Mais, il y a encore mieux: la Légion d'honneur. Je ne vais pas me lancer dans une démonstration sans fin; chacun sait où je veux en venir. Pour la première cuvée 2011 (celle du Nouvel An) de cette décoration, Nicolas Sarkozy a choisi Fadela Amara et Christine Boutin, deux anciennes ministres lourdées du gouvernement. On connaissait les rapports, les missions, les commissions pour recycler les politiciens en mal d'activité et sans mandat électif pour gagner leur pain. Voilà maintenant une médaille, initialement inventée pour honorer les citoyens les plus méritants (civils comme militaires) pour les services rendus à la France, pour faire digérer leur éviction. J'aimerais savoir quel mérite l'ancienne présidente de "Ni putes, ni soumises" a réalisé en 2010 pour obtenir cette récompense? Si ce n'est d'avoir, avant son départ, soutenu, bec et ongle, la politique et le courage du président... dont les résultats, dans sa politique en faveur des banlieues, sont si nuls ! J'attends une éventuelle réponse. Et, en patientant, parce que je n'aime pas terminer un article par des constats qui peuvent nous dégoûter de la politique, voici deux propositions pour sortir de ce système:

1- fixons un nombre précis de membres du gouvernement (ministres d'Etat, ministres, ministres délégués) en déterminant, de manière définitive, leurs attributions et inscrivons cela dans la Constitution pour que les titres ne changent plus en fonction des personnes qui les occupent... De gauche comme de droite, tout Président sera contraint de composer un gouvernement type !!

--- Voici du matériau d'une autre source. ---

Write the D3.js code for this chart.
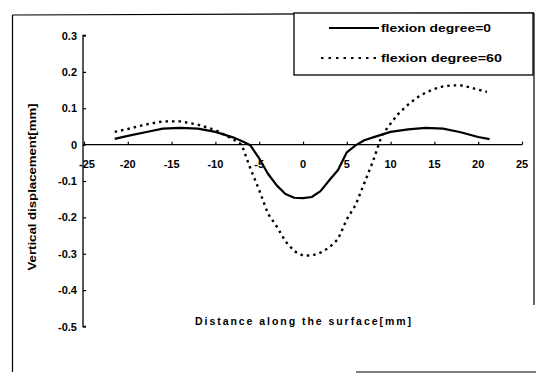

2- toujours dans la Constitution, inscrivons l'existence d'une seule cuvée (avec un nombre limité) de remises de Légion d'honneur au 14 Juillet (lors de la Garden Party) pour récompenser des "personnes rendant un service éminent à la France" avec contrôle possible par le Conseil constitutionnel ! C'est rude. Mais cela éviterait des abus qui, même symboliques, gangrènent notre démocratie !!